In how many lines does the string "this" appear? Answer with the number only.

________________________________________

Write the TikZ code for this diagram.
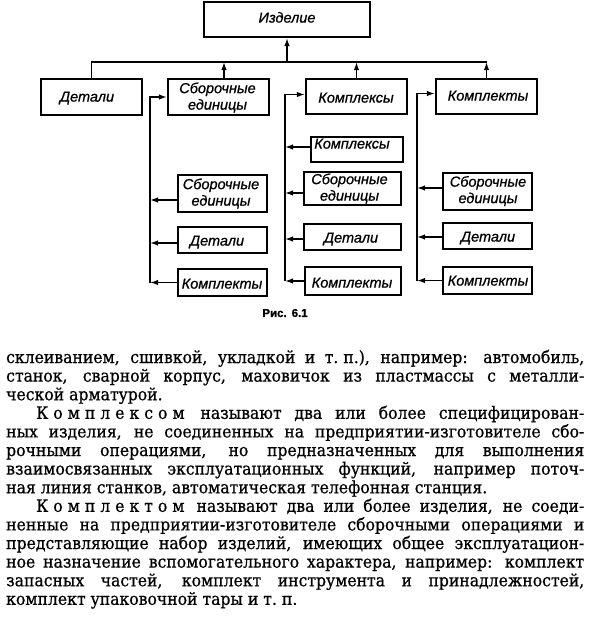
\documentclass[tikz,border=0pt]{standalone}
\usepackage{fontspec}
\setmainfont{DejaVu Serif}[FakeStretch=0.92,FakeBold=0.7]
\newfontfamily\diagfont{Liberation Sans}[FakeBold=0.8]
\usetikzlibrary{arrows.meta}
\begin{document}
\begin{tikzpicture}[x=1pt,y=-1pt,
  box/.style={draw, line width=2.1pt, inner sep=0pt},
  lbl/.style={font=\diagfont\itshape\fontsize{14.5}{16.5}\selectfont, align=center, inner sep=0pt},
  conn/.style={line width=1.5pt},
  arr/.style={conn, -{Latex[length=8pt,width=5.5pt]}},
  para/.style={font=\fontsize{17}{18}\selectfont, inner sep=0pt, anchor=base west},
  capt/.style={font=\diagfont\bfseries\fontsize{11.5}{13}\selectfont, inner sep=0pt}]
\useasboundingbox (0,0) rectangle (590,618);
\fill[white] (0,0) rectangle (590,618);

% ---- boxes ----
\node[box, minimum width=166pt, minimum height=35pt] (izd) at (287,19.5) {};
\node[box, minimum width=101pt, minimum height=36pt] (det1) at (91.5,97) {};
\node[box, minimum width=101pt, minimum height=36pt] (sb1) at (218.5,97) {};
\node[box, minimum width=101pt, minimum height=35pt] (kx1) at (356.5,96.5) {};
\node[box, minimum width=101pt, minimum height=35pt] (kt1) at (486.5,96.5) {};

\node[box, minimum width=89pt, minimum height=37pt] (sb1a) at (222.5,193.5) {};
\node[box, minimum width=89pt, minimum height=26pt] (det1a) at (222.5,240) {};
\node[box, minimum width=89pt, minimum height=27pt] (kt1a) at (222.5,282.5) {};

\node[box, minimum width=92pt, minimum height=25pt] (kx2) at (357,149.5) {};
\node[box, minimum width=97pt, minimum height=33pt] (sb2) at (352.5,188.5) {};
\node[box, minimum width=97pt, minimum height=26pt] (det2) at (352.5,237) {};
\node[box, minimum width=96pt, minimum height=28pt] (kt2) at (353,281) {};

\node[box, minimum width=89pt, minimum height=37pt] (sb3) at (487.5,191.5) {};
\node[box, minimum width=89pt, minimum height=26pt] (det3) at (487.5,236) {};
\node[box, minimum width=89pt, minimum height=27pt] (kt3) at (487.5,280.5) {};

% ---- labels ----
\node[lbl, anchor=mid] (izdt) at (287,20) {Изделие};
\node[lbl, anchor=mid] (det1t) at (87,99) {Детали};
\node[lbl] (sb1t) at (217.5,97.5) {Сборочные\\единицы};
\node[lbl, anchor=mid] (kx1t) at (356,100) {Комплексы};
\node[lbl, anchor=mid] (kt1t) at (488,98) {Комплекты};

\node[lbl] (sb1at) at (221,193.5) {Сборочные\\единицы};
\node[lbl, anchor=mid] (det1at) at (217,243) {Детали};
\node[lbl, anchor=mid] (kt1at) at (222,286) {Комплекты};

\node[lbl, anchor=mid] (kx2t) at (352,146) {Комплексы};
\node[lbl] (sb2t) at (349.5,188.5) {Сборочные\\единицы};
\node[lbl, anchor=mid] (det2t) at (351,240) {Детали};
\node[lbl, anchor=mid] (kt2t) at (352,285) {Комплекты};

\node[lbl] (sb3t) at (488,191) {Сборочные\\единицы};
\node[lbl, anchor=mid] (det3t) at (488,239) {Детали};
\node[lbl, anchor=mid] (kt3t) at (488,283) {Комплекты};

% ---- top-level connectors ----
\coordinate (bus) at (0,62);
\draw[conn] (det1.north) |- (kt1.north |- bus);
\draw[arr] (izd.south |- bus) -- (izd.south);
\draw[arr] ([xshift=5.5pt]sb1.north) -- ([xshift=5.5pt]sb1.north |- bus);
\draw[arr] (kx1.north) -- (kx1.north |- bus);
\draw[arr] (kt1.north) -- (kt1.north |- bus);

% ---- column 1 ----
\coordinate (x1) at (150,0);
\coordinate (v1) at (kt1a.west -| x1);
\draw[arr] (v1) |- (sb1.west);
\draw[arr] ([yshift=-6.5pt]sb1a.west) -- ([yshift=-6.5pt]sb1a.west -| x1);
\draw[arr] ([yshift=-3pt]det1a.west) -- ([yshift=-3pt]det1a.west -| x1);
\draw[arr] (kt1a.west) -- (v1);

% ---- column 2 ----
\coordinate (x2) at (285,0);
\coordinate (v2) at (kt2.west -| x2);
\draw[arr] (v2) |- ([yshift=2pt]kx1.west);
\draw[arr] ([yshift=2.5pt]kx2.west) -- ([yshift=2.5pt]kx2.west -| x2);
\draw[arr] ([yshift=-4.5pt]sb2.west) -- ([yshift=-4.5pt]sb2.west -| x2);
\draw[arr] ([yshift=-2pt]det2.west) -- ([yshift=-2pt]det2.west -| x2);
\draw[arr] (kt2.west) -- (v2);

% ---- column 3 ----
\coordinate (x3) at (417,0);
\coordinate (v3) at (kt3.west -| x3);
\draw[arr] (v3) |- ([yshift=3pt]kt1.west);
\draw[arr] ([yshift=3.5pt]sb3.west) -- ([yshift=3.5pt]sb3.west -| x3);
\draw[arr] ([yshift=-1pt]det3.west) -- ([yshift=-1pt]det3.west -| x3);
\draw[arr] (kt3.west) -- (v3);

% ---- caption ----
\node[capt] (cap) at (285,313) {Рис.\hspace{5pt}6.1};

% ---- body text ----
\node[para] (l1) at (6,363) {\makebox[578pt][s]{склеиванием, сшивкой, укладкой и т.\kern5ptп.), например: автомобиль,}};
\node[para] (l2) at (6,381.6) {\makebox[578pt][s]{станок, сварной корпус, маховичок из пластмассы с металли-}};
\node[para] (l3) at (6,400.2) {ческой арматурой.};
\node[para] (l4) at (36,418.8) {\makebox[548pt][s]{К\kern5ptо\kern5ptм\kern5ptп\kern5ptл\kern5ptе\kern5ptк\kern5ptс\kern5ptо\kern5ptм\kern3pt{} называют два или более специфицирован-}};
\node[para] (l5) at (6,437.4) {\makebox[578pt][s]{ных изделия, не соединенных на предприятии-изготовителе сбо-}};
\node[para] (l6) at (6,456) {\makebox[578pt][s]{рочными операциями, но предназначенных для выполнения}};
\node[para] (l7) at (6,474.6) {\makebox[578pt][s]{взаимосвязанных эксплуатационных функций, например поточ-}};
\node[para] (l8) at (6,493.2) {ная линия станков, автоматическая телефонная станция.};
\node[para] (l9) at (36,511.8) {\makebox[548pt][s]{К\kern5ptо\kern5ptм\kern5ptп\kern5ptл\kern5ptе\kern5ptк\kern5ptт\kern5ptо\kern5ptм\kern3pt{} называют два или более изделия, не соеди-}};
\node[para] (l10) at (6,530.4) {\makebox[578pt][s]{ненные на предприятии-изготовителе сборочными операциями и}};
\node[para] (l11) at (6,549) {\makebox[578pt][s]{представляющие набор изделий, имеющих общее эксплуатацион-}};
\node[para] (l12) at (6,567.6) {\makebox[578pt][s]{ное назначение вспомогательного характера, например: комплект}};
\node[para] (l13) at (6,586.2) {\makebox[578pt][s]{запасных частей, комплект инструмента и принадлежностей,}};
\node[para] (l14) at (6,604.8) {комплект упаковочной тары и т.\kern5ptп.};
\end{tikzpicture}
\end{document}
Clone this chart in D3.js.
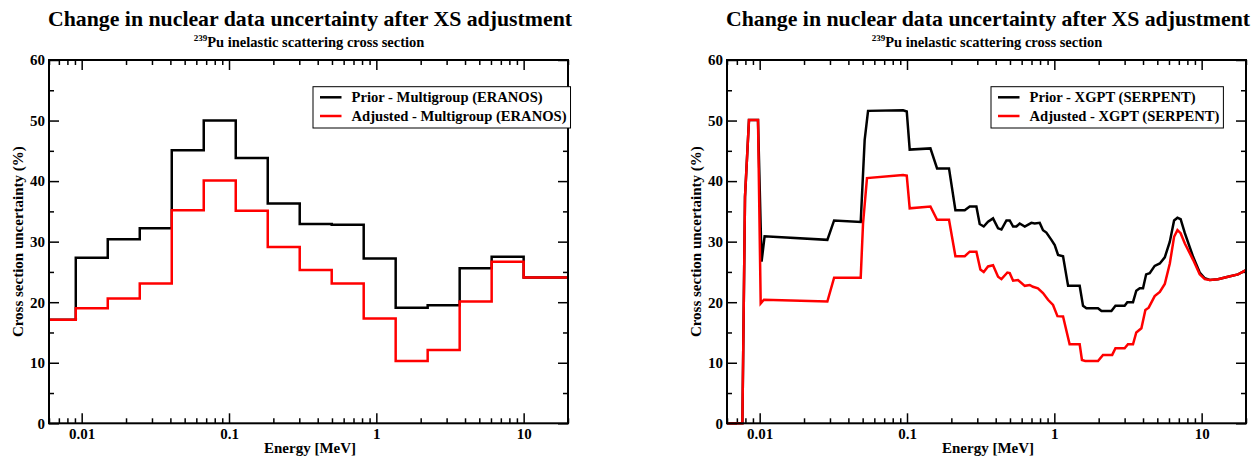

________________________________________

*The result*: 2